───── RECORDED DATA ─────

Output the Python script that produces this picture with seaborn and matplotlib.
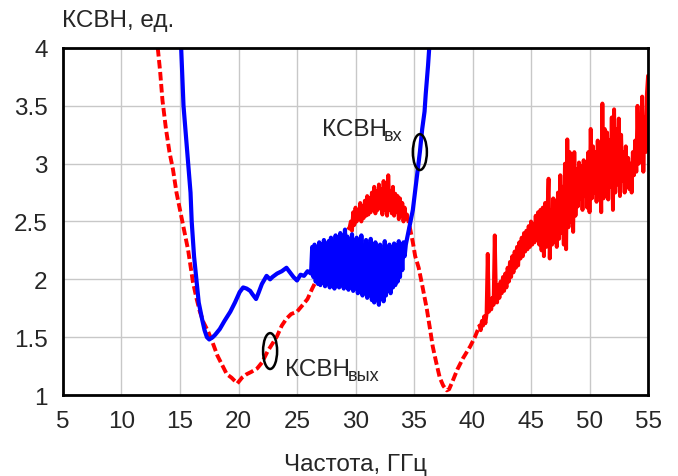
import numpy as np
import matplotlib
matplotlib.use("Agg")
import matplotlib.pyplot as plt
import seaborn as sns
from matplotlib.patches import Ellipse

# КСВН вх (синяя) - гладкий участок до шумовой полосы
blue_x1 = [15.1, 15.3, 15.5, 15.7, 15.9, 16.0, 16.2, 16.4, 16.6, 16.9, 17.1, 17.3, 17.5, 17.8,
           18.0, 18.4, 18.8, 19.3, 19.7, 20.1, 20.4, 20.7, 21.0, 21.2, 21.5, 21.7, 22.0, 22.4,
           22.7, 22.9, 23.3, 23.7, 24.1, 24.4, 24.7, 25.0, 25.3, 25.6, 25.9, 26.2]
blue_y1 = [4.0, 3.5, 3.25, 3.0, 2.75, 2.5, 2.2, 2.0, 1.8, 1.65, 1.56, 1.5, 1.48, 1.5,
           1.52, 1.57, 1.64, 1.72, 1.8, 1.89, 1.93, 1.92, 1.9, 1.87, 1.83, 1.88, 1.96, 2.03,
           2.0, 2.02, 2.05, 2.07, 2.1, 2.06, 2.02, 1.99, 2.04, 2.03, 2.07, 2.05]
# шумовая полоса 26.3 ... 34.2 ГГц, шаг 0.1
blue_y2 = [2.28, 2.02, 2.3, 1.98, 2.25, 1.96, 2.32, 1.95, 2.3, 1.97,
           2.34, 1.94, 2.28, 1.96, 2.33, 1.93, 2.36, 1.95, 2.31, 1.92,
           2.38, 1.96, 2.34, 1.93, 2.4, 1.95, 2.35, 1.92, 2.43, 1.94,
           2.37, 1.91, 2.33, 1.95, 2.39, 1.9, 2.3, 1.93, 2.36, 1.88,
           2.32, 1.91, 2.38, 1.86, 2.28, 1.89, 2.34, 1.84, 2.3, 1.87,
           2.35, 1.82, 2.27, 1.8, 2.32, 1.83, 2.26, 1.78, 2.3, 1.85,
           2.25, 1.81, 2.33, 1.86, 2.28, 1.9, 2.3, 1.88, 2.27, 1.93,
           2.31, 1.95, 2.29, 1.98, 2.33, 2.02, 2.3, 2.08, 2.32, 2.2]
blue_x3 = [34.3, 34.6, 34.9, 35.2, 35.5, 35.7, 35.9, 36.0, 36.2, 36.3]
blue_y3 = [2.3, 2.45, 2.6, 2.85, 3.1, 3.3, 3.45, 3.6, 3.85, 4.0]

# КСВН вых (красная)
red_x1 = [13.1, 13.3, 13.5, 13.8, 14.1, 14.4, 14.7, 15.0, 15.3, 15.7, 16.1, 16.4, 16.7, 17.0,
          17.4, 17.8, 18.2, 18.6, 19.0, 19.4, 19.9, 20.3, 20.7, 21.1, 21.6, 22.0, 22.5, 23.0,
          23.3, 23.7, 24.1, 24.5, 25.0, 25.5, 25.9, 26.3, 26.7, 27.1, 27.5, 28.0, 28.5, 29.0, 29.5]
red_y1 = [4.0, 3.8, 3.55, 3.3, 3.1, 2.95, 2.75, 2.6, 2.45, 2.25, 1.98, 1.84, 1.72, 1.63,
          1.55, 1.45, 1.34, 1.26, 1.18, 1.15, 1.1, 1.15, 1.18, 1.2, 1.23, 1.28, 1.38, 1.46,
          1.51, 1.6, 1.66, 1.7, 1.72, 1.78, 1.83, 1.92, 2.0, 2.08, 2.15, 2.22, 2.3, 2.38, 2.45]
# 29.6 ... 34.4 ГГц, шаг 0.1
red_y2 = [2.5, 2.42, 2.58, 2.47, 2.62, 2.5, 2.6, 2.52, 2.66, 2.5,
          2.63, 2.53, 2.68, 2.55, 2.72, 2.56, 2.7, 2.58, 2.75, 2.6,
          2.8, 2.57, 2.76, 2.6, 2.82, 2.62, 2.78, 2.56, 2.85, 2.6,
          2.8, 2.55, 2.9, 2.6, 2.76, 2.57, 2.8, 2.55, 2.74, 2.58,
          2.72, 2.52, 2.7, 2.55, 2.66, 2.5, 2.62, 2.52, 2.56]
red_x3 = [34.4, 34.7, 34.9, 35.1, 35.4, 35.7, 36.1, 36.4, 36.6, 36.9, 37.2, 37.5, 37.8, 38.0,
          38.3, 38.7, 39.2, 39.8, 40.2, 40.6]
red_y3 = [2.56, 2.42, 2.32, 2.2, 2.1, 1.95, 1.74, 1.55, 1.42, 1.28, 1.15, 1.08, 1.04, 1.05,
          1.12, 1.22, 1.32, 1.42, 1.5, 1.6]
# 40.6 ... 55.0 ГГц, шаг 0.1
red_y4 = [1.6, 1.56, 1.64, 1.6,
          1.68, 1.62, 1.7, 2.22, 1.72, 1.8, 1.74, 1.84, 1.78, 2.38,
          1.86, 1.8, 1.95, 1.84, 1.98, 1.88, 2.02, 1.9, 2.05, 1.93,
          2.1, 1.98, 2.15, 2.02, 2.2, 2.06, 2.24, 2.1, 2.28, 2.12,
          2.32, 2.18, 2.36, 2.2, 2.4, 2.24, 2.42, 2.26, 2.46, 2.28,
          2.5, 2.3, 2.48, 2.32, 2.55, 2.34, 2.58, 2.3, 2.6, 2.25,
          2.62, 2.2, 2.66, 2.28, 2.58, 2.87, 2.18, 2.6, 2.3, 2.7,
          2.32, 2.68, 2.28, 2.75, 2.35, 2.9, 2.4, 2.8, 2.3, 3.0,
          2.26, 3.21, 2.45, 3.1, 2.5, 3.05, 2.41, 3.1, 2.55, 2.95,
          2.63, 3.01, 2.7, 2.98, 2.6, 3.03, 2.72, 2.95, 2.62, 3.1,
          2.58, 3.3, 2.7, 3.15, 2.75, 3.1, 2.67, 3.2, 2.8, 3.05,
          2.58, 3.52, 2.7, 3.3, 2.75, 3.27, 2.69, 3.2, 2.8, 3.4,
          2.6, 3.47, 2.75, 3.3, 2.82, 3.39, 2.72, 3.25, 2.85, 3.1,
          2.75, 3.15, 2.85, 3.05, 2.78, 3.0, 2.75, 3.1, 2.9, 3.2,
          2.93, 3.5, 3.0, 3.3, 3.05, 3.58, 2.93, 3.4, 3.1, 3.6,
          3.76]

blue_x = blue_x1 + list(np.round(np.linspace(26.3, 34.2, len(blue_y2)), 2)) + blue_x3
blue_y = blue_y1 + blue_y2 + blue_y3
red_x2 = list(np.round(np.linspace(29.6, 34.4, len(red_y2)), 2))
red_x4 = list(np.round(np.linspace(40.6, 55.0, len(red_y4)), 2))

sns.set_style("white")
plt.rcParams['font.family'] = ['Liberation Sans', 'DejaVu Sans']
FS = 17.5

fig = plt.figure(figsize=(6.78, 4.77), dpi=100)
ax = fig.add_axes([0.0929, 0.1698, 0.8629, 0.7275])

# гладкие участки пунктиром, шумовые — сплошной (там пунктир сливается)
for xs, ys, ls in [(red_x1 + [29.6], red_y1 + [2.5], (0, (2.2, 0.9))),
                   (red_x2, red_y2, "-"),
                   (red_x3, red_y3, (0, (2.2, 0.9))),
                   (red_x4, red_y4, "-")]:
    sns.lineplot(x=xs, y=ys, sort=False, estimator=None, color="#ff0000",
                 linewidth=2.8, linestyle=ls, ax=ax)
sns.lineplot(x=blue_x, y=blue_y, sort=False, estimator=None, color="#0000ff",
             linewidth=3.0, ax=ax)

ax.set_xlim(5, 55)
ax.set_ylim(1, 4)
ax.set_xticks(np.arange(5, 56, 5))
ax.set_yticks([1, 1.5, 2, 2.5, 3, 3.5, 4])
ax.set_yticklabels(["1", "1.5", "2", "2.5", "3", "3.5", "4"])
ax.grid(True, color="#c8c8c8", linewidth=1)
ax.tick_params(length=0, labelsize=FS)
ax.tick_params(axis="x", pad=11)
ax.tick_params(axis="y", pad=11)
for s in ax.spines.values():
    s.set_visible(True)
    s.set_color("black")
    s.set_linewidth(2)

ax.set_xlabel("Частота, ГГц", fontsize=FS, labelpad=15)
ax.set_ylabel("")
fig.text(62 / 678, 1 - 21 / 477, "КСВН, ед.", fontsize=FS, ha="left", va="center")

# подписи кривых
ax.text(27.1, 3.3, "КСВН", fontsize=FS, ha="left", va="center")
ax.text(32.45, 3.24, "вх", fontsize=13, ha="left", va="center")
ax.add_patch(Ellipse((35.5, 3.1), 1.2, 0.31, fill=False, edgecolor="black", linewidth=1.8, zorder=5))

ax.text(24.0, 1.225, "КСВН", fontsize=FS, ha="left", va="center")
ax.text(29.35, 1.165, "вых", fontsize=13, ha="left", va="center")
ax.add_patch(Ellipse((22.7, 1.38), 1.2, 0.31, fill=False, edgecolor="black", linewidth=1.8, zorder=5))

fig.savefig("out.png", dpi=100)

─────

### WHAT IS NEEDED
Copy nothing but the lines from the first one in the listing through the line with "3.6, 3.85, 4.0]", and omit the pictures.

### WRITTEN SOLUTION
Output the Python script that produces this picture with seaborn and matplotlib.
import numpy as np
import matplotlib
matplotlib.use("Agg")
import matplotlib.pyplot as plt
import seaborn as sns
from matplotlib.patches import Ellipse

# КСВН вх (синяя) - гладкий участок до шумовой полосы
blue_x1 = [15.1, 15.3, 15.5, 15.7, 15.9, 16.0, 16.2, 16.4, 16.6, 16.9, 17.1, 17.3, 17.5, 17.8,
           18.0, 18.4, 18.8, 19.3, 19.7, 20.1, 20.4, 20.7, 21.0, 21.2, 21.5, 21.7, 22.0, 22.4,
           22.7, 22.9, 23.3, 23.7, 24.1, 24.4, 24.7, 25.0, 25.3, 25.6, 25.9, 26.2]
blue_y1 = [4.0, 3.5, 3.25, 3.0, 2.75, 2.5, 2.2, 2.0, 1.8, 1.65, 1.56, 1.5, 1.48, 1.5,
           1.52, 1.57, 1.64, 1.72, 1.8, 1.89, 1.93, 1.92, 1.9, 1.87, 1.83, 1.88, 1.96, 2.03,
           2.0, 2.02, 2.05, 2.07, 2.1, 2.06, 2.02, 1.99, 2.04, 2.03, 2.07, 2.05]
# шумовая полоса 26.3 ... 34.2 ГГц, шаг 0.1
blue_y2 = [2.28, 2.02, 2.3, 1.98, 2.25, 1.96, 2.32, 1.95, 2.3, 1.97,
           2.34, 1.94, 2.28, 1.96, 2.33, 1.93, 2.36, 1.95, 2.31, 1.92,
           2.38, 1.96, 2.34, 1.93, 2.4, 1.95, 2.35, 1.92, 2.43, 1.94,
           2.37, 1.91, 2.33, 1.95, 2.39, 1.9, 2.3, 1.93, 2.36, 1.88,
           2.32, 1.91, 2.38, 1.86, 2.28, 1.89, 2.34, 1.84, 2.3, 1.87,
           2.35, 1.82, 2.27, 1.8, 2.32, 1.83, 2.26, 1.78, 2.3, 1.85,
           2.25, 1.81, 2.33, 1.86, 2.28, 1.9, 2.3, 1.88, 2.27, 1.93,
           2.31, 1.95, 2.29, 1.98, 2.33, 2.02, 2.3, 2.08, 2.32, 2.2]
blue_x3 = [34.3, 34.6, 34.9, 35.2, 35.5, 35.7, 35.9, 36.0, 36.2, 36.3]
blue_y3 = [2.3, 2.45, 2.6, 2.85, 3.1, 3.3, 3.45, 3.6, 3.85, 4.0]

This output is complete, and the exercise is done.